Location: San Francisco, CA
Medium: Film, video, performance, sculpture
Website: ttakemoto.com
TT Takemoto (they/them) is a queer Japanese American artist and scholar who lives and works in the San Francisco Bay Area. Over the past two decades they have worked at California College of the Arts, where they are currently Interim Provost and Professor of Visual Studies. They are represented by Catharine Clark Gallery in San Francisco. Their awards include the Grand Jury Prize for Best Experimental Film at Slamdance Film Festival and the Best Experimental Film Jury Award at the Austin LGBTQ+ International Film Festival (aGLIFF). They have received grants from Art Matters, ArtPlace, the Fleishhacker Foundation, the Lucas Artists Program at Montalvo Arts Center, and the San Francisco Arts Commission. They were co-founder of Queer Conversations on Culture and the Arts and a member of the Queer Cultural Center’s Board of Directors from 2008 to 2023. Their critical writing appears in Artforum, Art Journal, GLQ, Performance Research, Radical Teacher, Theatre Survey, Women and Performance, and multiple anthologies.

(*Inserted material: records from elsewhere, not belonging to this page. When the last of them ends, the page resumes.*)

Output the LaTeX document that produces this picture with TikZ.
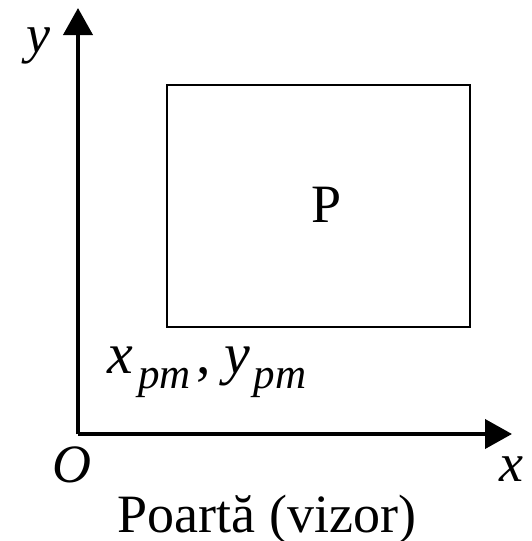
\documentclass[tikz,border=0pt]{standalone}
\usepackage{fontspec}
\setmainfont{Liberation Serif}
\usepackage{tikz}
\usetikzlibrary{positioning,arrows.meta}
\newcommand{\subpm}{\raisebox{-7.5pt}{\fontsize{21.5}{23}\selectfont\itshape pm}}
\tikzset{
  ax/.style={line width=2pt, -{Triangle[length=13.5pt, width=14.5pt]}},
  pbox/.style={draw, line width=1.1pt, minimum width=151.5pt, minimum height=121pt,
               inner sep=0pt},
  lbl/.style={font=\fontsize{27}{30}\selectfont, inner sep=0pt}
}

\begin{document}
\begin{tikzpicture}[x=0.5pt, y=-0.5pt]
  \useasboundingbox (0,0) rectangle (531,541);
  \coordinate (O) at (78,434);
  \coordinate (xend) at (512,434);
  \coordinate (yend) at (78,8);
  \draw[ax] (O) -- (xend);
  \draw[ax] (O) -- (yend);
  \node[pbox] (P) at (318.5,206) {};
  \node[lbl] (plab) at (327,205) {P};
  % lower-left corner of P
  \node[lbl, anchor=base west] (pm) at (107,373)
    {\fontsize{29}{30}\selectfont\textit{x}\hspace{2.5pt}\subpm\hspace{3pt},\hspace{6.5pt}\textit{y}\hspace{2pt}\subpm};
  \node[lbl] (olab) at (72,465) {\textit{O}};
  \node[lbl] (xlab) at (511,469) {\textit{x}};
  \node[lbl] (ylab) at (38,46) {\textit{y}};
  \node[lbl, anchor=base] (gate) at (267,532) {Poartă (vizor)};
\end{tikzpicture}
\end{document}
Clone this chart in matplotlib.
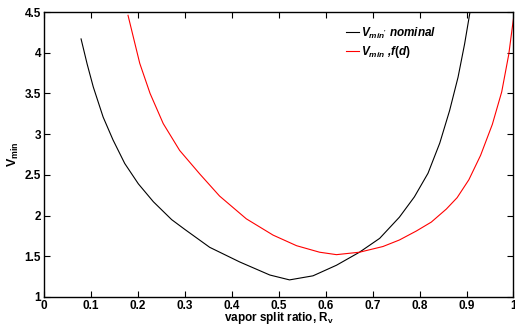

Takemoto explores hidden dimensions of same-sex intimacy and trauma within Asian and Asian American archives through experimental film and video, performance, and handmade objects. Their labor-intensive process involves painting, lifting, and manipulating 16mm and 35mm film emulsion using clear tape, razor blades, and nail polish — a physically intimate and time-consuming engagement with the material surface of the archive. Working primarily with found footage and archival materials, they conjure immersive queer historical fantasies that honor Asian Americans who lived, loved, and labored together during the pre-war era and beyond. Their most celebrated body of work, the Queer Camp Trilogy — comprising Looking for Jiro (2011), Warning Shot (2014), and On the Line (2018) — centers on specific queer Japanese American individuals whose lives were shaped by incarceration during World War II. Their work was included in Documenta 15 (2022) and the Gwangju Biennale (2024).